Fuck the Box: Greta Gerwig’s Barbie

If anyone told me that, one day, I would be writing something about Barbie I wouldn’t have believed them. Barbie was something that little girls played with, while boys of my generation had action figures like G.I. Joe, and Teenage Mutant Ninja Turtles instead. In the 1980s and 90s, if you were a child you mostly lived under this gender binary of a socialization of play, and toys. Barbie was pink, hyper and even stereotypically feminine, and seemed like playing house.

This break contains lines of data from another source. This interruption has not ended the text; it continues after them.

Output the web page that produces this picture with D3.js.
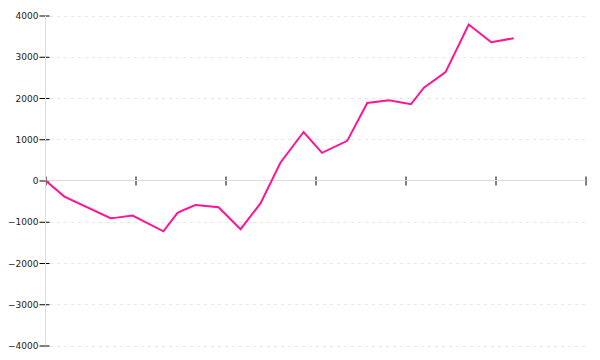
<!DOCTYPE html>
<html>
<head>
<meta charset="utf-8">
<script src="https://cdn.jsdelivr.net/npm/d3@7"></script>
<style>
  html, body { margin: 0; padding: 0; background: #fff; }
  svg { display: block; }
  text { font-family: "DejaVu Sans", Verdana, sans-serif; font-size: 9px; fill: #222; }
</style>
</head>
<body>
<svg id="chart" width="600" height="360"></svg>
<script>
// x positions (arbitrary time units) and series values
const xValues = [0, 0.84, 2.89, 3.16, 3.87, 5.24, 5.87, 6.22, 6.67, 7.69, 8.67, 9.56, 10.44, 11.47, 12.29, 13.41, 14.3, 15.26, 16.24, 16.82, 17.78, 18.81, 19.81, 20.81];
const seriesValues = [0, -390, -915, -900, -850, -1232, -785, -696, -592, -647, -1179, -551, 430, 1176, 671, 961, 1879, 1944, 1848, 2250, 2628, 3780, 3353, 3449];
const yTicks = [-4000, -3000, -2000, -1000, 0, 1000, 2000, 3000, 4000];
const xTicks = [0, 4, 8, 12, 16, 20, 24];

const svg = d3.select("#chart");
const x = d3.scaleLinear().domain([0, 24]).range([45.5, 585.5]);
const y = d3.scaleLinear().domain([-4000, 4000]).range([345.5, 15.5]);

// gridlines
svg.append("g").selectAll("line").data(yTicks.filter(d => d !== 0)).join("line")
  .attr("x1", 50).attr("x2", 585)
  .attr("y1", d => Math.round(y(d)) + 0.5).attr("y2", d => Math.round(y(d)) + 0.5)
  .attr("stroke", "#e6e6e6").attr("stroke-dasharray", "3,4");

// y axis
const yAxis = d3.axisLeft(y).tickValues(yTicks).tickSize(0).tickPadding(7).tickFormat(d3.format("d"));
const yg = svg.append("g").attr("transform", "translate(45.5,0)").call(yAxis);
yg.select(".domain").remove();
yg.selectAll("text").attr("dy", "0.35em").style("font-family", "DejaVu Sans").style("font-size", "9px").attr("fill", "#222");
yg.selectAll(".tick").append("line")
  .attr("x1", -6).attr("x2", 4).attr("stroke", "#000");

// x axis ticks (unlabelled)
const xAxis = d3.axisBottom(x).tickValues(xTicks).tickSize(0).tickFormat("");
const xg = svg.append("g").attr("transform", `translate(0,${y(0)})`).call(xAxis);
xg.select(".domain").remove();
xg.selectAll(".tick").append("line")
  .attr("y1", -4).attr("y2", 5).attr("stroke", "#000");

// axis lines (drawn over ticks)
svg.append("line").attr("x1", x(0)).attr("x2", x(0)).attr("y1", y(4000)).attr("y2", y(-4000))
  .attr("stroke", "#dcdcdc");
svg.append("line").attr("x1", x(0)).attr("x2", x(24)).attr("y1", y(0)).attr("y2", y(0))
  .attr("stroke", "#dcdcdc");

// series line
const data = xValues.map((v, i) => ({ x: v, y: seriesValues[i] }));
const line = d3.line().x(d => x(d.x)).y(d => y(d.y));
svg.append("path").datum(data)
  .attr("d", line)
  .attr("fill", "none")
  .attr("stroke", "#ff1493")
  .attr("stroke-width", 2)
  .attr("stroke-linejoin", "miter");
</script>
</body>
</html>
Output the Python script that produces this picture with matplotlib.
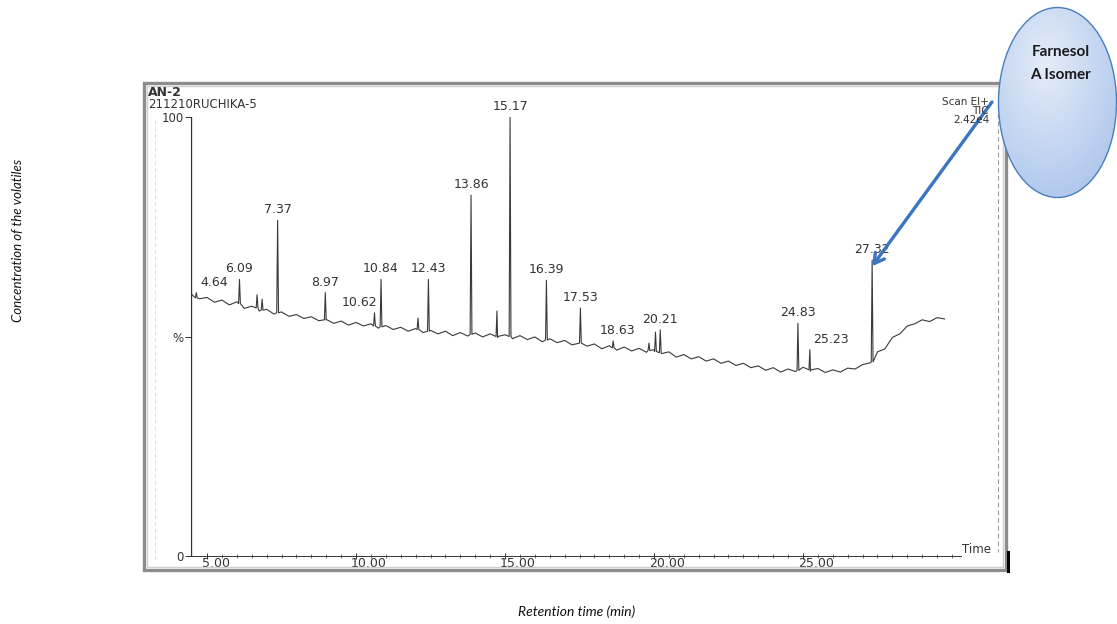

Mattel created Barbie, and produced her, her companions, and her accessories even though the company also made many other toys built for children of all genders. Mattel, as a toy company, wants to sell more of its products so that it can make more money. It recognizes social and political trends, even economic changes, and adapts Barbie and presumably its other toys accordingly. And the Barbie film is another vehicle, another accessory, by which this corporate entity can continue to do exactly that: make a profit. Warner Brothers cooperated with Mattel to also make money, and together they made a power ad campaign for the movie, and everything that comes after it.

And then, you have the big names working in this film. The insanely skilled Margot Robbie as Barbie, of course, Ryan Gosling as Ken, even Kate McKinnon’s Weird Barbie, kick ass Michael Cera as Alan, and so many others bring a presence to the movie, and make people want to see what happens. And Greta Gerwig herself, the director of the movie, is a well known independent filmmaker who wants to make a story about girls, and women, and their place in the world. 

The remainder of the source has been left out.